::: ENTRIES PROVIDED
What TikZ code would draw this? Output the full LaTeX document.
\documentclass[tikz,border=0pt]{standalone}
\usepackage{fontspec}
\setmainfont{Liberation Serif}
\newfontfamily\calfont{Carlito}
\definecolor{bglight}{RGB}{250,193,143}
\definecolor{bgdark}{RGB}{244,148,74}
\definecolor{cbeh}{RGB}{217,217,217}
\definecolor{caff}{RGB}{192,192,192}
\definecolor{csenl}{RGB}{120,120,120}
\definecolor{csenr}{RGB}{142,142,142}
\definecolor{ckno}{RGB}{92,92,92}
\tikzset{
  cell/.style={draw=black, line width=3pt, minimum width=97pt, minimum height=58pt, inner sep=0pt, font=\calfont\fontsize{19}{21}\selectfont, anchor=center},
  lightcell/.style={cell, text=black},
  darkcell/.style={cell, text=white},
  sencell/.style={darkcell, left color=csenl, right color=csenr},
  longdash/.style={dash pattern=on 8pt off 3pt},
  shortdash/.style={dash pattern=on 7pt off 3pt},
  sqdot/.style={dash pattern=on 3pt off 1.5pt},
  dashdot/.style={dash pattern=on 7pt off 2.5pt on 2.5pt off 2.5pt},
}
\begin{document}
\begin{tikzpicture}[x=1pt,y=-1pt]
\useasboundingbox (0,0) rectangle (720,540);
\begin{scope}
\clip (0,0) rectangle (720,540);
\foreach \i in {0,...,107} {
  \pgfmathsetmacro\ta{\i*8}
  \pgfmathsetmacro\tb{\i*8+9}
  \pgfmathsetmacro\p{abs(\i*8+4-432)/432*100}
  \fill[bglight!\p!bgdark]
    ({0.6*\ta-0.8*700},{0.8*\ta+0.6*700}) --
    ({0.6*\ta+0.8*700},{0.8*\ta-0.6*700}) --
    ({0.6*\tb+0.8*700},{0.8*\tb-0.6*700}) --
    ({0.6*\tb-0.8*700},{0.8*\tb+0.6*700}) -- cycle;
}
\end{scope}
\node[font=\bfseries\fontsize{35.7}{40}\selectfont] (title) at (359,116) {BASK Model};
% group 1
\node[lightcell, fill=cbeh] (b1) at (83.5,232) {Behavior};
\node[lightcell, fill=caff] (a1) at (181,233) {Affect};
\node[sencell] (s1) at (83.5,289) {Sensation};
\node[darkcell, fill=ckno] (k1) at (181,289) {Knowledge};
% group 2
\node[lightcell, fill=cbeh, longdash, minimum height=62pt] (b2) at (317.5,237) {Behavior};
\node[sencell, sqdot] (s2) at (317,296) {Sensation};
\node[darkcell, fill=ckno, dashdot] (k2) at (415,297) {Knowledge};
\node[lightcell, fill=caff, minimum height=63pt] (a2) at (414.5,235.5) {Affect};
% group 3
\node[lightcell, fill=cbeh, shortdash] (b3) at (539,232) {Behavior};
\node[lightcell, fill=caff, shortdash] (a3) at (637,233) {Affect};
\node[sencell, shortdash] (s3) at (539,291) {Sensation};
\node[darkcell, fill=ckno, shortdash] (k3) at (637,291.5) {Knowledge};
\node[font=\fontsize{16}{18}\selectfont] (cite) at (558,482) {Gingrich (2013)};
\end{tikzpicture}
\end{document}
::::::
::: ENTRIES PROVIDED
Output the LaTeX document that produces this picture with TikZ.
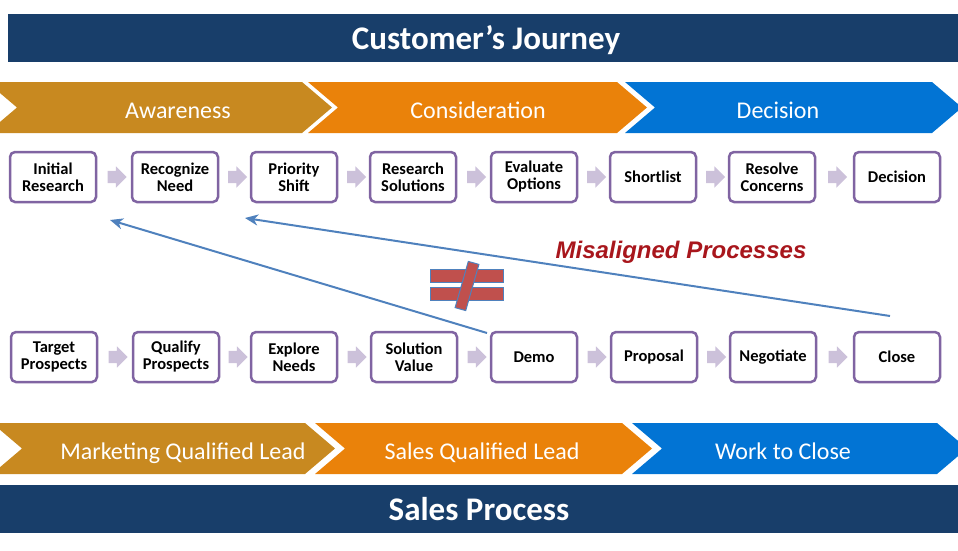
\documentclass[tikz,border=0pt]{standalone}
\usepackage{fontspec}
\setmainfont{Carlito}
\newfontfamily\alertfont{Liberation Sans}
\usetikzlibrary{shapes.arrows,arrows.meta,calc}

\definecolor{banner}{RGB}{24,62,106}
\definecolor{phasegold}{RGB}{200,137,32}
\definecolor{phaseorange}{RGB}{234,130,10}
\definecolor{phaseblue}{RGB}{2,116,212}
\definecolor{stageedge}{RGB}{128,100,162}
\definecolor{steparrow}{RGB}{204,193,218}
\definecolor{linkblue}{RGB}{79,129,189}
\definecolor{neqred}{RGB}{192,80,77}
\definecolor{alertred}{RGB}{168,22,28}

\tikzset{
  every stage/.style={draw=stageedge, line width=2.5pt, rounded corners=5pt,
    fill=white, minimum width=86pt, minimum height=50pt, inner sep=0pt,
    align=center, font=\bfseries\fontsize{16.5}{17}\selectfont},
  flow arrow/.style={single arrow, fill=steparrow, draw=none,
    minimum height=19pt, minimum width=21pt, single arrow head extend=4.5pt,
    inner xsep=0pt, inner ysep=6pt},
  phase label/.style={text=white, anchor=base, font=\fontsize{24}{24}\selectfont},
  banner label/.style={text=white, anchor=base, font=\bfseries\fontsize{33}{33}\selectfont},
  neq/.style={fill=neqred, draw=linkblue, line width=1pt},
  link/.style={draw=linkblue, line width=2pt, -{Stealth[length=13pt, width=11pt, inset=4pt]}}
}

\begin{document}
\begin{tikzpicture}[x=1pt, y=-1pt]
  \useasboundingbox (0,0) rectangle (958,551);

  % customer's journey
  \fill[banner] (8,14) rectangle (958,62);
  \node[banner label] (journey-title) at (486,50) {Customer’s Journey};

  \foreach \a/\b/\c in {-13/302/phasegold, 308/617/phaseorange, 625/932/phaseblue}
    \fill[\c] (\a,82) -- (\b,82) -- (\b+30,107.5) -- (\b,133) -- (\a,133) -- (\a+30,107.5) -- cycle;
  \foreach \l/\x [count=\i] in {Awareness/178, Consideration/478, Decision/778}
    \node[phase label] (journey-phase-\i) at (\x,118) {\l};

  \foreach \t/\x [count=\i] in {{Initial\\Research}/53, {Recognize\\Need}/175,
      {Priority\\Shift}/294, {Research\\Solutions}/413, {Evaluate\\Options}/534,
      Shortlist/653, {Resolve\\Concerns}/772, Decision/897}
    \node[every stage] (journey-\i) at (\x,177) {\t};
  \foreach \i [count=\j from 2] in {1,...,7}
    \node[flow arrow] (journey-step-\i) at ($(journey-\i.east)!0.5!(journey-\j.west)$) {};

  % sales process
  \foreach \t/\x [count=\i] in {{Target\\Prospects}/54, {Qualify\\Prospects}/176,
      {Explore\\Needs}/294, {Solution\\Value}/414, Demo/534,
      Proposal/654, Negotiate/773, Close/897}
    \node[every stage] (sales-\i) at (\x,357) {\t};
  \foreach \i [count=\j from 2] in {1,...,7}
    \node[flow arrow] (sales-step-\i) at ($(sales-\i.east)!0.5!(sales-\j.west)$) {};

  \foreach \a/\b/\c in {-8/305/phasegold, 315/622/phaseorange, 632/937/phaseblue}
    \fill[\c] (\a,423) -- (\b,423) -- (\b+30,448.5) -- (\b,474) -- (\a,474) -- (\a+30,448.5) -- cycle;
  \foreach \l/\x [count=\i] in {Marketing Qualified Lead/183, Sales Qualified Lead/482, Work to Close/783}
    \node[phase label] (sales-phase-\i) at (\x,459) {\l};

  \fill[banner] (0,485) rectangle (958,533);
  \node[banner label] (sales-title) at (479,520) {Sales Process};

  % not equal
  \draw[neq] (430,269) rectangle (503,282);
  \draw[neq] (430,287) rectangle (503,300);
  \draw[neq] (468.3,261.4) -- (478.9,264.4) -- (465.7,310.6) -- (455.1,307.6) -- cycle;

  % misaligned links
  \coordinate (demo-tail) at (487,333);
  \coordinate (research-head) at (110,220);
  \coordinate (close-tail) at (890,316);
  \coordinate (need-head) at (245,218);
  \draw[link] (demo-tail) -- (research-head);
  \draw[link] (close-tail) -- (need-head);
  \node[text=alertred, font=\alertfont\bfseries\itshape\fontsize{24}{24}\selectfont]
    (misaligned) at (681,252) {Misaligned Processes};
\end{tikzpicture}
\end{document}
::::::
## DIRECTIONS FOR THIS TASK
Transcribe the lines between the one holding "Output the LaTeX" and the one holding "(0,0) rectangle (958,551);", inclusive, and leave out any pictures.

## RESPONSE TO THIS TASK
Output the LaTeX document that produces this picture with TikZ.
\documentclass[tikz,border=0pt]{standalone}
\usepackage{fontspec}
\setmainfont{Carlito}
\newfontfamily\alertfont{Liberation Sans}
\usetikzlibrary{shapes.arrows,arrows.meta,calc}

\definecolor{banner}{RGB}{24,62,106}
\definecolor{phasegold}{RGB}{200,137,32}
\definecolor{phaseorange}{RGB}{234,130,10}
\definecolor{phaseblue}{RGB}{2,116,212}
\definecolor{stageedge}{RGB}{128,100,162}
\definecolor{steparrow}{RGB}{204,193,218}
\definecolor{linkblue}{RGB}{79,129,189}
\definecolor{neqred}{RGB}{192,80,77}
\definecolor{alertred}{RGB}{168,22,28}

\tikzset{
  every stage/.style={draw=stageedge, line width=2.5pt, rounded corners=5pt,
    fill=white, minimum width=86pt, minimum height=50pt, inner sep=0pt,
    align=center, font=\bfseries\fontsize{16.5}{17}\selectfont},
  flow arrow/.style={single arrow, fill=steparrow, draw=none,
    minimum height=19pt, minimum width=21pt, single arrow head extend=4.5pt,
    inner xsep=0pt, inner ysep=6pt},
  phase label/.style={text=white, anchor=base, font=\fontsize{24}{24}\selectfont},
  banner label/.style={text=white, anchor=base, font=\bfseries\fontsize{33}{33}\selectfont},
  neq/.style={fill=neqred, draw=linkblue, line width=1pt},
  link/.style={draw=linkblue, line width=2pt, -{Stealth[length=13pt, width=11pt, inset=4pt]}}
}

\begin{document}
\begin{tikzpicture}[x=1pt, y=-1pt]
  \useasboundingbox (0,0) rectangle (958,551);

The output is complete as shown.